Debt Management
Use this skill when users ask about paying off debt, debt consolidation,
Debt Management
Core Philosophy
Debt management is the strategic approach to eliminating liabilities while minimizing total interest paid and maintaining financial stability. Not all debt is equal: high-interest consumer debt is a wealth destroyer that should be eliminated aggressively, while low-interest debt secured by appreciating assets may be strategically acceptable. The goal is to move from a position of owing to a position of owning.
Key Techniques
- Debt Avalanche Method: List all debts by interest rate from highest to lowest. Make minimum payments on all debts and direct all extra payments to the highest-rate debt. This minimizes total interest paid.
- Debt Snowball Method: List all debts by balance from smallest to largest. Pay off the smallest balance first for a psychological win, then roll that payment into the next smallest. This builds momentum and motivation.
- Balance Transfer Strategy: Move high-interest credit card balances to cards offering 0% introductory APR periods. Pay aggressively during the promotional period to eliminate principal without interest accumulation.
- Debt Consolidation: Combine multiple debts into a single loan at a lower interest rate. This simplifies payments and can reduce total cost.

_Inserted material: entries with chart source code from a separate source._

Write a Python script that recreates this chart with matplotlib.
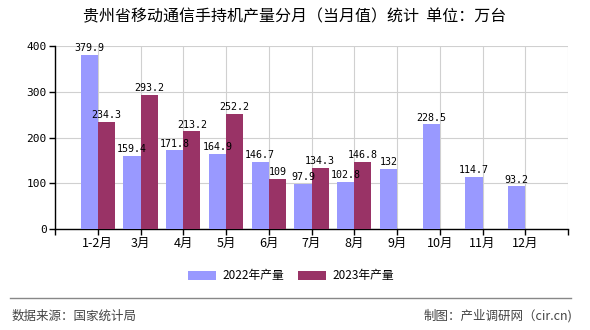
import matplotlib
matplotlib.use("Agg")
import matplotlib.pyplot as plt
import numpy as np
from matplotlib.lines import Line2D

plt.rcParams['font.family'] = ['Noto Sans CJK SC', 'DejaVu Sans']

# 月份与两年产量（万台）
months = ['1-2月', '3月', '4月', '5月', '6月', '7月', '8月', '9月', '10月', '11月', '12月']
prod_2022 = [379.9, 159.4, 171.8, 164.9, 146.7, 97.9, 102.8, 132, 228.5, 114.7, 93.2]
prod_2023 = [234.3, 293.2, 213.2, 252.2, 109, 134.3, 146.8]
labels_2022 = ['379.9', '159.4', '171.8', '164.9', '146.7', '97.9', '102.8', '132', '228.5', '114.7', '93.2']
labels_2023 = ['234.3', '293.2', '213.2', '252.2', '109', '134.3', '146.8']

c2022 = '#9999FF'
c2023 = '#993366'

fig = plt.figure(figsize=(5.9, 3.3), dpi=100)
ax = fig.add_axes([55 / 590, 1 - 229 / 330, 513 / 590, 183 / 330])

x = np.arange(1, len(months) + 1)
w = 0.4
ax.bar(x[:len(prod_2022)] - w / 2, prod_2022, width=w, color=c2022, zorder=3, label='2022年产量')
ax.bar(x[:len(prod_2023)] + w / 2, prod_2023, width=w, color=c2023, zorder=3, label='2023年产量')

# 数值标签
for xi, v, s in zip(x, prod_2022, labels_2022):
    ax.text(xi - w / 2, v + 4, s, ha='center', va='bottom', fontsize=7.2,
            family=['DejaVu Sans Mono'], zorder=4)
for xi, v, s in zip(x, prod_2023, labels_2023):
    ax.text(xi + w / 2, v + 4, s, ha='center', va='bottom', fontsize=7.2,
            family=['DejaVu Sans Mono'], zorder=4)

ax.set_xlim(0, 12)
ax.set_ylim(0, 400)
ax.set_xticks(np.arange(0, 13))
ax.set_xticklabels([''] + months + [''], fontsize=9)
ax.set_yticks([0, 100, 200, 300, 400])
ax.set_yticklabels(['0', '100', '200', '300', '400'], fontsize=8, family=['DejaVu Sans Mono'])
ax.tick_params(axis='both', length=4, width=1, color='black', pad=2)
ax.grid(True, color='#d0d0d0', linewidth=0.8, zorder=0)

for side in ['top', 'right']:
    ax.spines[side].set_visible(False)
for side in ['left', 'bottom']:
    ax.spines[side].set_color('black')
    ax.spines[side].set_linewidth(1)

fig.text(0.5, 1 - 17 / 330, '贵州省移动通信手持机产量分月（当月值）统计  单位：万台',
         ha='center', va='center', fontsize=11.5)

fig.legend(loc='center', bbox_to_anchor=(291 / 590, 1 - 276 / 330), ncol=2, frameon=False,
           fontsize=8.5, handlelength=2.4, handleheight=0.9, columnspacing=1.2, handletextpad=0.5)

fig.add_artist(Line2D([10 / 590, 571 / 590], [1 - 298 / 330] * 2, color='#888888', linewidth=1))
fig.text(12 / 590, 1 - 316 / 330, '数据来源：国家统计局', ha='left', va='center', fontsize=9, color='#444444')
fig.text(572 / 590, 1 - 316 / 330, '制图：产业调研网（cir.cn)', ha='right', va='center', fontsize=9, color='#444444')

fig.savefig('out.png', dpi=100)
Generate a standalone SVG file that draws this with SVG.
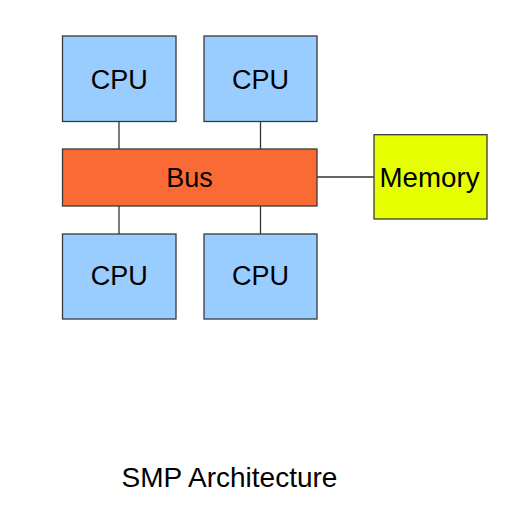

- Income-Driven Repayment: For federal student loans, enroll in plans that cap payments at a percentage of discretionary income and offer forgiveness after 20-25 years of qualifying payments.
Best Practices
- List every debt with its balance, interest rate, minimum payment, and payoff date. Complete visibility is the first step to control.

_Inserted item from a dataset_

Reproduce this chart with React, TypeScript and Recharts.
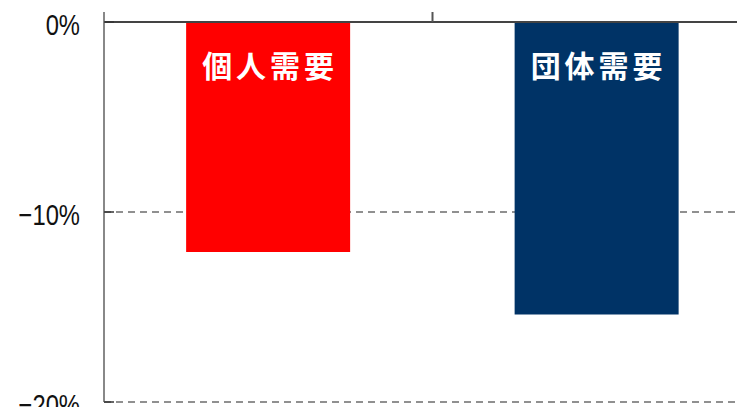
import React from 'react';
import {
  BarChart,
  Bar,
  XAxis,
  YAxis,
  CartesianGrid,
  ReferenceLine,
  LabelList,
  Cell,
} from 'recharts';

const categories = ['個人需要', '団体需要'];
const changeValues = [-12.1, -15.4];
const barColors = ['#FF0000', '#003366'];
const yTicks = [0, -10, -20];
const gridValues = [-10, -20];

const data = categories.map((name, i) => ({ name, value: changeValues[i] }));

const YTick = (props: any) => {
  const { x, y, payload } = props;
  const label = payload.value === 0 ? '0%' : `\u2212${Math.abs(payload.value)}%`;
  return (
    <g>
      <line x1={x + 24} x2={x + 34} y1={y} y2={y} stroke="#333" strokeWidth={1.5} />
      <text
        transform={`translate(${x},${y + 13}) scale(0.82,1)`}
        textAnchor="end"
        fill="#111"
        fontSize={29}
        fontFamily="'Liberation Sans', Arial, sans-serif"
      >
        {label}
      </text>
    </g>
  );
};

// short tick on the zero line between the two categories (band edge)
const SepTick = (props: any) => {
  const { x, y, payload, index } = props;
  if (index !== 0) return <g />;
  const edge = x + (payload.offset ?? 0);
  return <line x1={edge} x2={edge} y1={y} y2={y + 10} stroke="#555" strokeWidth={2} />;
};

// label at the top (zero end) of each negative bar
const BarName = (props: any) => {
  const { x, y, width, height, value } = props;
  const top = Math.min(y, y + height);
  return (
    <text
      x={x + width / 2 + 2}
      y={top + 55}
      textAnchor="middle"
      fill="#fff"
      fontSize={30}
      fontWeight="bold"
      letterSpacing={4}
      fontFamily="'Noto Sans CJK JP', sans-serif"
    >
      {value}
    </text>
  );
};

export default function App() {
  return (
    <div style={{ margin: -8, width: 745, height: 415, overflow: 'hidden', background: '#fff' }}>
      <BarChart
        width={800}
        height={430}
        data={data}
        margin={{ top: 12, right: 39, bottom: 28, left: 0 }}
        barCategoryGap="25%"
      >
        <CartesianGrid
          vertical={false}
          horizontalValues={gridValues}
          stroke="#222"
          strokeWidth={1.2}
          strokeDasharray="7 5"
        />
        <XAxis
          dataKey="name"
          orientation="top"
          mirror
          axisLine={false}
          tickLine={false}
          tickSize={0}
          tickMargin={0}
          tick={<SepTick />}
        />
        <YAxis
          domain={[-20, 10 / 19]}
          ticks={yTicks}
          width={104}
          allowDataOverflow
          tickLine={false}
          tickSize={0}
          tickMargin={24}
          axisLine={{ stroke: '#888', strokeWidth: 2 }}
          tick={<YTick />}
        />
        <ReferenceLine y={0} stroke="#444" strokeWidth={2} />
        <Bar dataKey="value" isAnimationActive={false}>
          {data.map((d, i) => (
            <Cell key={d.name} fill={barColors[i]} />
          ))}
          <LabelList dataKey="name" content={<BarName />} />
        </Bar>
      </BarChart>
    </div>
  );
}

- Build a small emergency fund of one thousand dollars before aggressive debt payoff to prevent new debt from unexpected expenses.
- Negotiate interest rates with creditors. A simple phone call can sometimes reduce rates by several percentage points.
- Automate minimum payments on all debts to avoid late fees and credit damage.
- Direct windfalls such as tax refunds, bonuses, and gifts entirely toward debt elimination during the payoff phase.
- Track total debt monthly and celebrate milestones to maintain motivation.
- Avoid taking on new debt while paying off existing obligations.
Common Patterns
- The Starter Pattern: Stop the bleeding first by cutting up credit cards and switching to cash or debit for daily spending while making minimum payments on all debts.
- The Hybrid Approach: Pay off one small debt first for motivation, then switch to avalanche method for mathematical optimization.
- The Side Hustle Accelerator: Dedicate all income from a temporary second income source exclusively to debt payoff.
- The Refinance Ladder: Progressively refinance remaining debt as credit score improves from on-time payments and reduced utilization.
Anti-Patterns
- Making only minimum payments on high-interest debt. A 5000 dollar credit card balance at 22% APR with minimum payments takes over 20 years to pay off and costs more than the original balance in interest.
- Using home equity to consolidate unsecured debt without addressing the spending habits that created the debt. This converts unsecured risk into secured risk against the home.
- Ignoring debt and hoping it resolves itself. Interest compounds daily and collection actions escalate over time.
- Depleting emergency savings entirely to pay off debt, creating vulnerability to new debt from the next unexpected expense.
- Taking on new debt to pay off old debt in a cycle of balance transfers without actually reducing principal.
- Feeling shame about debt and avoiding honest assessment. Debt is a math problem with a mathematical solution.